··· RECORDS PROVIDED
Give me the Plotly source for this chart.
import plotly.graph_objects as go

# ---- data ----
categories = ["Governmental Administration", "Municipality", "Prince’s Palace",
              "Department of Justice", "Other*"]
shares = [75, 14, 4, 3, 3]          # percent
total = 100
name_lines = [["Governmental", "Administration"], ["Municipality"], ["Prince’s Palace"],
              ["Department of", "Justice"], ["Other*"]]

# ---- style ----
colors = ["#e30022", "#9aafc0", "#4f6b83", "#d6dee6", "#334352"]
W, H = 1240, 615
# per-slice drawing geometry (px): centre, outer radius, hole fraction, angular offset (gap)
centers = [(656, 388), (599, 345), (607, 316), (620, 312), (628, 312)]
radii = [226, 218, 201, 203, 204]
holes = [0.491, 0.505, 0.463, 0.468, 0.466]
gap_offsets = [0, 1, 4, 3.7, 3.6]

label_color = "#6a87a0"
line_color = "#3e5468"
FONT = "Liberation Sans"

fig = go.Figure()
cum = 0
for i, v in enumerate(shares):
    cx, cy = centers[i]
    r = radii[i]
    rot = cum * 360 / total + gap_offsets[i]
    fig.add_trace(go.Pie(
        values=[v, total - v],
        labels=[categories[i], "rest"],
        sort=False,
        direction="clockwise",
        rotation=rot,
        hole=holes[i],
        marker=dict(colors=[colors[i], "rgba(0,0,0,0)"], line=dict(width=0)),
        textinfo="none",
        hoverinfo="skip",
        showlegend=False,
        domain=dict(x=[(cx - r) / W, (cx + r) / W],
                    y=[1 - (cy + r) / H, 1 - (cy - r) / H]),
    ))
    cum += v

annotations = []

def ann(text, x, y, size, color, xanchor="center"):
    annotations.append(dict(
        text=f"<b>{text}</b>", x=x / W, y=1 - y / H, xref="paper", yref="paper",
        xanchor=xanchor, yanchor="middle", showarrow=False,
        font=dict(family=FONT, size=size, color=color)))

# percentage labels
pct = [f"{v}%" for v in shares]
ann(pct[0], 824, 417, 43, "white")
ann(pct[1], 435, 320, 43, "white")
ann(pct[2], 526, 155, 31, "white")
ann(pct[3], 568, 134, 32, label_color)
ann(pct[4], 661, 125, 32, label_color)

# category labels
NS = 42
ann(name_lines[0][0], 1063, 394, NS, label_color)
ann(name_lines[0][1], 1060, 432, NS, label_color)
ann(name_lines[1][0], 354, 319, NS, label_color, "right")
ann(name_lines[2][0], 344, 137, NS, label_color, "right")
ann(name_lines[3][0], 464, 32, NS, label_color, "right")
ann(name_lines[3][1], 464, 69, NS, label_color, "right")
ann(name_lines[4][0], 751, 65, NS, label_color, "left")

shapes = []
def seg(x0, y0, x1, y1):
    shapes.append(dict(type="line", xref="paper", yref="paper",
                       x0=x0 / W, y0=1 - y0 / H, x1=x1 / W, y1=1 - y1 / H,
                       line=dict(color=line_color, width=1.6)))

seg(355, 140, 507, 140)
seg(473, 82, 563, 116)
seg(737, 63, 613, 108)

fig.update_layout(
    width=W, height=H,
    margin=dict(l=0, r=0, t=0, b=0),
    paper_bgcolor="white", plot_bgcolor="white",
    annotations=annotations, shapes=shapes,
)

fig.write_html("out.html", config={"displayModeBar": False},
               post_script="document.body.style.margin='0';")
······
··· RECORDS PROVIDED
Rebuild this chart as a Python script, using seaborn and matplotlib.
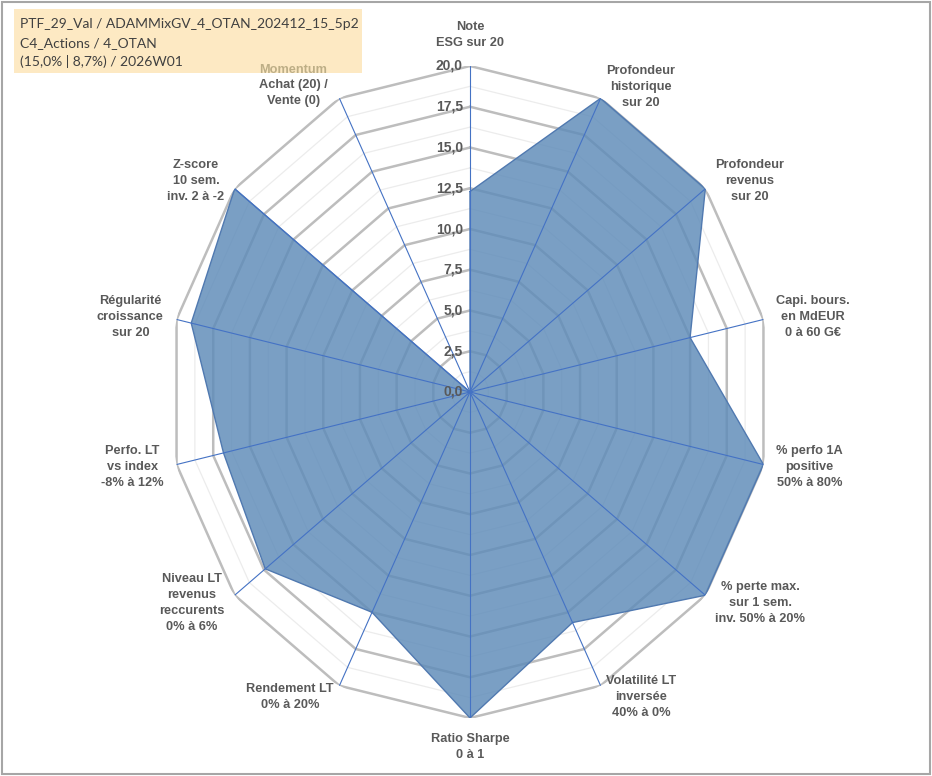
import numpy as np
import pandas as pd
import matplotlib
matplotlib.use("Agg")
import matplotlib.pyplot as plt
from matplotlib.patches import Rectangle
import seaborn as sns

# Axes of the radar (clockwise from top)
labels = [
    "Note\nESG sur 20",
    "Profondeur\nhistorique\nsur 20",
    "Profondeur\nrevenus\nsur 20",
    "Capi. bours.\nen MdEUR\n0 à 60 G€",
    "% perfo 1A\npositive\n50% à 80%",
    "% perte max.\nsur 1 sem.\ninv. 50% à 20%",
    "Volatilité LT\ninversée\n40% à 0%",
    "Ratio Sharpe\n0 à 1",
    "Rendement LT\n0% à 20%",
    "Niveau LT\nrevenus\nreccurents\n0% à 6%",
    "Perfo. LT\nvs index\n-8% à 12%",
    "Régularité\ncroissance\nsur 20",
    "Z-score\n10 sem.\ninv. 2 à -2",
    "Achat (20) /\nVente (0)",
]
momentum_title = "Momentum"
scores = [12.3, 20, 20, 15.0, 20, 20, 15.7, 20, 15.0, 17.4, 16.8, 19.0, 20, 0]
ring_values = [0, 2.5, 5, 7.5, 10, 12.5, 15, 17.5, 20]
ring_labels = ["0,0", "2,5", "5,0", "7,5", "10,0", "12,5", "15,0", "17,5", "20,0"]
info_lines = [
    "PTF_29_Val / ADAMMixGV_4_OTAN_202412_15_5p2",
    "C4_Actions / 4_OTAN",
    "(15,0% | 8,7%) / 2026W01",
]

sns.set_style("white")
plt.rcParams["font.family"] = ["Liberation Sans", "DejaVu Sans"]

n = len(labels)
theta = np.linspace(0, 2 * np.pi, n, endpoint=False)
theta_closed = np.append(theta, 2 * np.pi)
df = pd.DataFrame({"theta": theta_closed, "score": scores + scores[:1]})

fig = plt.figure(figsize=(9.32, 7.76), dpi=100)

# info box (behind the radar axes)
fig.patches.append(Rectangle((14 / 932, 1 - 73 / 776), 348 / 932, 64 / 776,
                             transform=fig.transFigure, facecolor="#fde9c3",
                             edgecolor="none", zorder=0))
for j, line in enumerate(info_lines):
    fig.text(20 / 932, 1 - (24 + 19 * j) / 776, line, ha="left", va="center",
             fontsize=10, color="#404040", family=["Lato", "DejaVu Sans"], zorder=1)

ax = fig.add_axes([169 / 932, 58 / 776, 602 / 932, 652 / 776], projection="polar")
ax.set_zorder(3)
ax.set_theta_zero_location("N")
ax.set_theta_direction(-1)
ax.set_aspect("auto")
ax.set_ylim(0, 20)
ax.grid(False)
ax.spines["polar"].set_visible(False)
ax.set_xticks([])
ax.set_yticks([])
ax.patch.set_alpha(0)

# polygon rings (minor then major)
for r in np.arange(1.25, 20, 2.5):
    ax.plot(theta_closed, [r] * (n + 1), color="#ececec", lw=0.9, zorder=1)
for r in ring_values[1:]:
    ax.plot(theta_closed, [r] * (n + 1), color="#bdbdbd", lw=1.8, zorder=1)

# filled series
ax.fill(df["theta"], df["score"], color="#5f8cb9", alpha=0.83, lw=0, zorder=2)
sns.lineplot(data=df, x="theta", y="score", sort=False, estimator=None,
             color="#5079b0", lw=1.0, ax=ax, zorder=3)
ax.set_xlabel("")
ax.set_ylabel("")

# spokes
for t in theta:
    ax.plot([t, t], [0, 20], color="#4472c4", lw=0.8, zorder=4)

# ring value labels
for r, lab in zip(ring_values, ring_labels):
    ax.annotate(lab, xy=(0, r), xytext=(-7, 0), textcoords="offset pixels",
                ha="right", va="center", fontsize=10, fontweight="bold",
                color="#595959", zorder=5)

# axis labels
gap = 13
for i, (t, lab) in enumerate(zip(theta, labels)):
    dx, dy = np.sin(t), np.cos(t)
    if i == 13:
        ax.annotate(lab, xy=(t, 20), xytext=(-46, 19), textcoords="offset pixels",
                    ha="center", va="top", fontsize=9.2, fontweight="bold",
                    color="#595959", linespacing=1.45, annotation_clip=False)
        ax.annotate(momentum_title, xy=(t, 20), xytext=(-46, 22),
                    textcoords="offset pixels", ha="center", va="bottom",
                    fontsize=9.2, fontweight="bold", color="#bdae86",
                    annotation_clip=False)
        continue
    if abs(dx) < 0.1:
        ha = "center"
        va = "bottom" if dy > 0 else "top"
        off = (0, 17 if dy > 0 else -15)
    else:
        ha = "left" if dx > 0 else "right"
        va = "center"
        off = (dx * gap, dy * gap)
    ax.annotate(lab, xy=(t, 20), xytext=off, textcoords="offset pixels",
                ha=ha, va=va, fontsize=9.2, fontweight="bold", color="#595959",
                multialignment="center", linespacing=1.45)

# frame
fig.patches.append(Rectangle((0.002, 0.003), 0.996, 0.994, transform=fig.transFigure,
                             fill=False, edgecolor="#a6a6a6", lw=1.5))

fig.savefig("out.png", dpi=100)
······
··· RECORDS PROVIDED
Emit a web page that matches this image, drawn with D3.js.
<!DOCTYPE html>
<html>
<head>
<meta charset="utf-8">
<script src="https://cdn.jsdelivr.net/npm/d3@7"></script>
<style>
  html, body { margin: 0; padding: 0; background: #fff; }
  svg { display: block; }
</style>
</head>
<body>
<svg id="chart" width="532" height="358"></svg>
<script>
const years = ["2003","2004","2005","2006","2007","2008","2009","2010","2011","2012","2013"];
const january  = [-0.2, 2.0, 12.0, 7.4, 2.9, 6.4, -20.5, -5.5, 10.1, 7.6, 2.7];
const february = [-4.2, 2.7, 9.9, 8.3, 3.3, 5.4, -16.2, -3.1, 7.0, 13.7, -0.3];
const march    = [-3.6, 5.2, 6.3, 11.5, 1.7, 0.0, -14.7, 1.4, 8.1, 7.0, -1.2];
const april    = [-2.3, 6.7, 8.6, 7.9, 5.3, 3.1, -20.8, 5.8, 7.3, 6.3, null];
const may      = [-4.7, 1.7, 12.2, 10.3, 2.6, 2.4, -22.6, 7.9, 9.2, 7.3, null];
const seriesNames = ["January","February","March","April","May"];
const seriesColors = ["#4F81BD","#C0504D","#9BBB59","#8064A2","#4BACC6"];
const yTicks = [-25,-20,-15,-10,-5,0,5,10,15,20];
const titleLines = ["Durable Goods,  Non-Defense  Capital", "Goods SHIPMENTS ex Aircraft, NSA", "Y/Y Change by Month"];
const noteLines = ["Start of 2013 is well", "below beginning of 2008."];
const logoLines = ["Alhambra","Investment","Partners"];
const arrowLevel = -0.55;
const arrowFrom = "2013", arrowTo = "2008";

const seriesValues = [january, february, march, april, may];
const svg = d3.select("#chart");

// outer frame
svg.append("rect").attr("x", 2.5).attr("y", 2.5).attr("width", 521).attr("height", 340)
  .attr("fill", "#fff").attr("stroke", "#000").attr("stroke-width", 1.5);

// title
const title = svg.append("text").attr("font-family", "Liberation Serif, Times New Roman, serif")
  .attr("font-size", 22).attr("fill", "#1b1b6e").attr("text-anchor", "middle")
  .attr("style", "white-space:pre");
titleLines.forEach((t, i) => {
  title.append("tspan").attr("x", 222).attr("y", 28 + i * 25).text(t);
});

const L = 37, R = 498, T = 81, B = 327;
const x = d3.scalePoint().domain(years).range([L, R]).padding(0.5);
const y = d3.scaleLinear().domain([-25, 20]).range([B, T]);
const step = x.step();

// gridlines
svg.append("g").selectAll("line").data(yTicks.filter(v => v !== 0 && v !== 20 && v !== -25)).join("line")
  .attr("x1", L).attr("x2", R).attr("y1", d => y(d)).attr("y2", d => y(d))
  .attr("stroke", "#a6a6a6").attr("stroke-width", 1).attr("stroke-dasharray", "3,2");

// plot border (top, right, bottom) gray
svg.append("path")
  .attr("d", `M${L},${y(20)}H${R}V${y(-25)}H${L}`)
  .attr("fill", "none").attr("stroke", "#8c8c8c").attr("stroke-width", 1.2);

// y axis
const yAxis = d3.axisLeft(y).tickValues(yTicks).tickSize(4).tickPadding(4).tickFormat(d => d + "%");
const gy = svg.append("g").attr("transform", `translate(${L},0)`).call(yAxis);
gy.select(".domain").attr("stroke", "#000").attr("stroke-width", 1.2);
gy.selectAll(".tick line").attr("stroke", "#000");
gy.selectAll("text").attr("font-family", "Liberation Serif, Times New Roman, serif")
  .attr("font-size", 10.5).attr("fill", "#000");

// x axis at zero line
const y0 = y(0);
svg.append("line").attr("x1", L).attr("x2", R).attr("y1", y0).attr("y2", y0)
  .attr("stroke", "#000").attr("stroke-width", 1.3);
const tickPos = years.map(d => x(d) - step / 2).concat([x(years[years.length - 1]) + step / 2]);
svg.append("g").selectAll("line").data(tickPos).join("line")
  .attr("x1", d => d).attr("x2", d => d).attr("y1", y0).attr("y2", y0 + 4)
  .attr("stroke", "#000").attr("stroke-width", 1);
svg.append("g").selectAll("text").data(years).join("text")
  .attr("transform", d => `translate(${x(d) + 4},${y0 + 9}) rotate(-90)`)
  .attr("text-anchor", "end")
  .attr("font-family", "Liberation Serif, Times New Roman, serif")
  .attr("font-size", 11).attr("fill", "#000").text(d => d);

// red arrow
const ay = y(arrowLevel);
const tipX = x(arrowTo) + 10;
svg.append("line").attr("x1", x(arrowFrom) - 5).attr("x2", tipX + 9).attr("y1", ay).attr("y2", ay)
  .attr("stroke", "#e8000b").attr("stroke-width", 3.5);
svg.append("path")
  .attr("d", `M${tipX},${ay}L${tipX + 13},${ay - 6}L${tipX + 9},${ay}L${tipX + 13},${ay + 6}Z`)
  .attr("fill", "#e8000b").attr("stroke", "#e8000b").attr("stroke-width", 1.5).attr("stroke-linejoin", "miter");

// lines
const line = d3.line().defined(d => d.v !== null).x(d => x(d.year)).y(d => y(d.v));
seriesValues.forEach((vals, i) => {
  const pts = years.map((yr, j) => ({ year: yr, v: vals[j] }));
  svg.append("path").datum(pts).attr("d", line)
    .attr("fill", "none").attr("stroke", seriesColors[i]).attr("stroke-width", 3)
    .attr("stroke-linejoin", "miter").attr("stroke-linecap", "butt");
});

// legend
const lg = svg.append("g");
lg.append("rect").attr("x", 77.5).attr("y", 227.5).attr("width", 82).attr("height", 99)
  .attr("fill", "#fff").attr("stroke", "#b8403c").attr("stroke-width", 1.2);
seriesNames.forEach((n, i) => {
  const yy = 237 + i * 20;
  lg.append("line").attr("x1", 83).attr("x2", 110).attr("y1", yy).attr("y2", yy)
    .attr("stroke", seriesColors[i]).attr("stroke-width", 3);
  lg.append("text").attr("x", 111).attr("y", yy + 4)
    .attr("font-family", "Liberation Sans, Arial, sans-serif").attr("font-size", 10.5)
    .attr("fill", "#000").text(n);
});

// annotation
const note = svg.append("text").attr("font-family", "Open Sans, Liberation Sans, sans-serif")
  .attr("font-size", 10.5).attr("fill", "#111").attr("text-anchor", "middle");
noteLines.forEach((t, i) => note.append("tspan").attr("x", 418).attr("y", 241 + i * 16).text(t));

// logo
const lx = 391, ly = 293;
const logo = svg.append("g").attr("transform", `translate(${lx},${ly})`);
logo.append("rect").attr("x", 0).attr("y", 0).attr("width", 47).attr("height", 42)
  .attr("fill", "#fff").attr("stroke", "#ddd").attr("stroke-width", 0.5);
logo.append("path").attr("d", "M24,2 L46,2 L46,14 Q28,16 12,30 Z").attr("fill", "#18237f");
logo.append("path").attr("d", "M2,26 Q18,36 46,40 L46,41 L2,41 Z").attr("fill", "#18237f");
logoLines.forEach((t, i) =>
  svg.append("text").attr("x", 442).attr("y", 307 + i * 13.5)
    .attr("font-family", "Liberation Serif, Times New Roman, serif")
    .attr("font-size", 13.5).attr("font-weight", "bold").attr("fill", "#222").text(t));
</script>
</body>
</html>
······
**WHAT TO WORK ON:**
Look through the lines above and collect those with the word "chart".

**EXERCISE ANSWER:**
Give me the Plotly source for this chart.
Rebuild this chart as a Python script, using seaborn and matplotlib.
<svg id="chart" width="532" height="358"></svg>
const svg = d3.select("#chart");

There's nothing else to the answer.